The BTC price, as expected, has exited the triangle and range upwards. It has updated the ATH to $93,905.

After breaking the triangle and the significant level of $92,389, the price reached the ascending trend line from November 5. This line acted as support for the entire rise until November 17, and now it is resistance.

As long as this resistance is not broken, it is too early to speak of a continuation of the bull run; the price is still in the range we mentioned. It has simply raised the level of the upper boundary of the range. Additionally, let’s remember that even if this local range is broken and the price goes even higher, there is a high probability that the high set by the current weekly candle will become the high for the upcoming weeks. The price will still be in a range, but on a larger scale. To break this scenario, the asset needs to go above $100,000 already this week or next week.

Currently, the asset has received a reaction from sellers at the trend line from November 5, and there are signals of a potential high on the 30-minute timeframe.

#BTC is correcting, it has returned to test the significant level of $92,389 and the upper part of the broken triangle as support. So far, unsuccessfully.

At the 15-minute timeframe, the asset already has a potential low, and if the signal works out and provides a rebound above the broken supports, it is a chance for a successful retest. For now, at this timeframe, the price has returned to a stable downtrend, which is a negative for growth prospects. However, in recent days, the targets of this signal either partially fulfill or do not fulfill at all. The strength of buyers remains.

If the price can break the trend line from November 5 on the second attempt, the nearest targets for momentum will be $94,814 and $95,920. These levels are the extremes in the cluster of additional targets according to our indicator.

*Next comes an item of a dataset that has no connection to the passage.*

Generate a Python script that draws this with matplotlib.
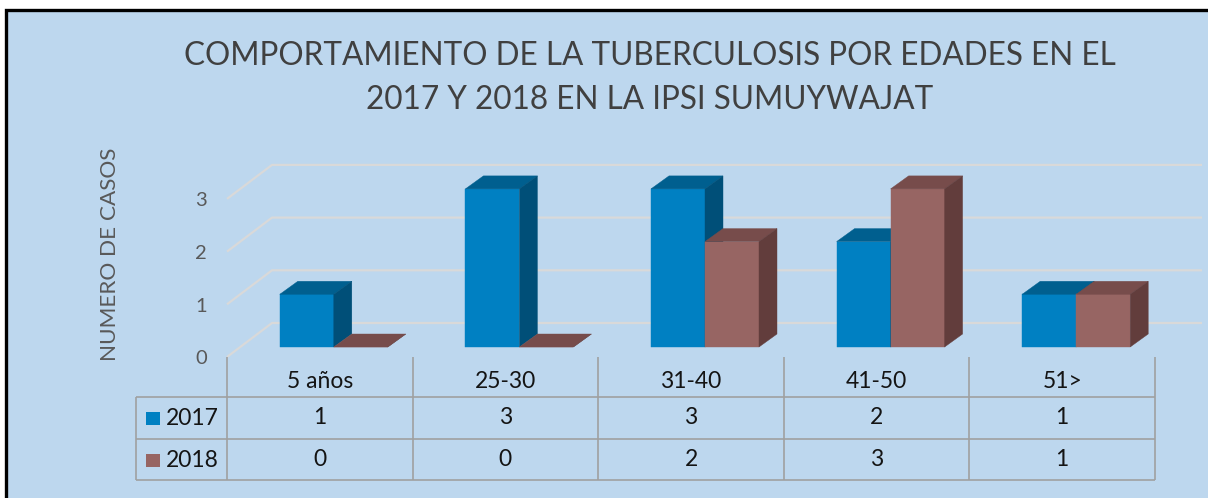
import matplotlib.pyplot as plt
from matplotlib.patches import Polygon, Rectangle

plt.rcParams['font.family'] = ['Lato', 'DejaVu Sans']

categories = ["5 años", "25-30", "31-40", "41-50", "51>"]
series_names = ["2017", "2018"]
casos_2017 = [1, 3, 3, 2, 1]
casos_2018 = [0, 0, 2, 3, 1]
y_ticks = [0, 1, 2, 3]

title = "COMPORTAMIENTO DE LA TUBERCULOSIS POR EDADES EN EL\n2017 Y 2018 EN LA IPSI SUMUYWAJAT"
ylabel = "NUMERO DE CASOS"

# colores (frente, arriba, lado)
blue = ("#0080C2", "#005F8F", "#004F78")
red = ("#976563", "#774C4B", "#623D3C")
bg_color = "#BDD7EE"
grid_color = "#D9D9D9"
line_color = "#A0A0A0"
text_dark = "#141414"

W, H = 1208, 498
fig = plt.figure(figsize=(W / 100, H / 100), dpi=100)
fig.patch.set_facecolor("white")

# fondo y marco en pixeles
bg = fig.add_axes([0, 0, 1, 1])
bg.set_xlim(0, W)
bg.set_ylim(H, 0)
bg.axis("off")
bg.add_patch(Rectangle((5.5, 9.5), W + 20, H + 20, facecolor=bg_color,
                       edgecolor="black", lw=2.4))
bg.text(650, 78, title, ha="center", va="center", fontsize=22.7,
        color="#404040", linespacing=1.6)
bg.text(110, 254, ylabel, ha="center", va="center", rotation=90,
        fontsize=16.2, color="#595959")

# ejes de las barras: x = columnas de la tabla, y = casos
X0, CW = 227, 185.6
Y0, UH = 347, 52.7
ax = fig.add_axes([0, 0, 1, 1])
ax.set_facecolor("none")
ax.set_xlim(-X0 / CW, (W - X0) / CW)
ax.set_ylim(-(H - Y0) / UH, Y0 / UH)
ax.axis("off")


def py(p):
    return (Y0 - p) / UH


def px(p):
    return (p - X0) / CW


# lineas de cuadricula (piso/pared en perspectiva)
back_x = px(272)
x_end = px(1202)
for v in y_ticks:
    yf = v + py(357)
    yb = v + py(323)
    ax.plot([0, back_x, x_end], [yf, yb, yb], color=grid_color, lw=1.6,
            zorder=1, solid_capstyle="butt")
    ax.text(px(207), v + py(359), str(v), ha="right", va="center",
            fontsize=14.5, color="#595959")

bar_w = 54 / CW
dx, dy = 18 / CW, 13 / UH
shift = 14 / CW


def bar3d(x, h, cols):
    front, top, side = cols
    kw = dict(lw=0.3, zorder=3)
    ax.add_patch(Polygon([(x, 0), (x + bar_w, 0), (x + bar_w, h), (x, h)],
                         fc=front, ec=front, **kw))
    ax.add_patch(Polygon([(x, h), (x + bar_w, h), (x + bar_w + dx, h + dy),
                          (x + dx, h + dy)], fc=top, ec=top, **kw))
    ax.add_patch(Polygon([(x + bar_w, 0), (x + bar_w + dx, dy),
                          (x + bar_w + dx, h + dy), (x + bar_w, h)],
                         fc=side, ec=side, **kw))


for i in range(len(categories)):
    c = i + 0.5 + shift
    bar3d(c - bar_w, casos_2017[i], blue)
    bar3d(c, casos_2018[i], red)

# tabla de datos
lk = dict(color=line_color, lw=1.2, zorder=2, solid_capstyle="butt")
left = px(136)
for p in [397, 439, 480]:
    ax.plot([left, len(categories)], [py(p), py(p)], **lk)
for j in range(len(categories) + 1):
    ax.plot([j, j], [py(357), py(480)], **lk)
ax.plot([left, left], [py(397), py(480)], **lk)

row_y = [py(418), py(460)]
for i, cat in enumerate(categories):
    ax.text(i + 0.5, py(382), cat, ha="center", va="center", fontsize=16.5,
            color=text_dark)
    for vals, yy in zip([casos_2017, casos_2018], row_y):
        ax.text(i + 0.5, yy, str(vals[i]), ha="center", va="center",
                fontsize=16.5, color=text_dark)

for name, cols, yy in zip(series_names, [blue, red], [418, 460]):
    bg.add_patch(Rectangle((146, yy - 6.5), 14, 13, facecolor=cols[0],
                           edgecolor="none"))
    bg.text(166, yy, name, ha="left", va="center", fontsize=16.5,
            color=text_dark)

fig.savefig("out.png", dpi=100, facecolor=fig.get_facecolor())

Such clusters perform well historically. They often work out with momentum.

Growth to $95,000-$96,000 in this case will be the basic scenario. Bolder targets include the area of $97,591 and $98,033. Growth above that is already abnormal zones for the asset right now (which is not such a problem for a bull run). $100,000 is already so close. But even in the case of its test, many traders and investors like to place orders at round numbers. Plus, the significance of this target, which has been awaited for four years. The probability of correction from it is very high.

It is important how today’s candle closes - above or below the level of $92,389 and the upper part of the triangle. If below, one can expect a continuation of the decline - another test of the levels $90,661 and $89,365. Also, the nearest important EMA - EMA 50 of the four-hour timeframe (currently at $88,605). If above, the expectation of growth remains.

The situation is currently defined by the level of $92,389.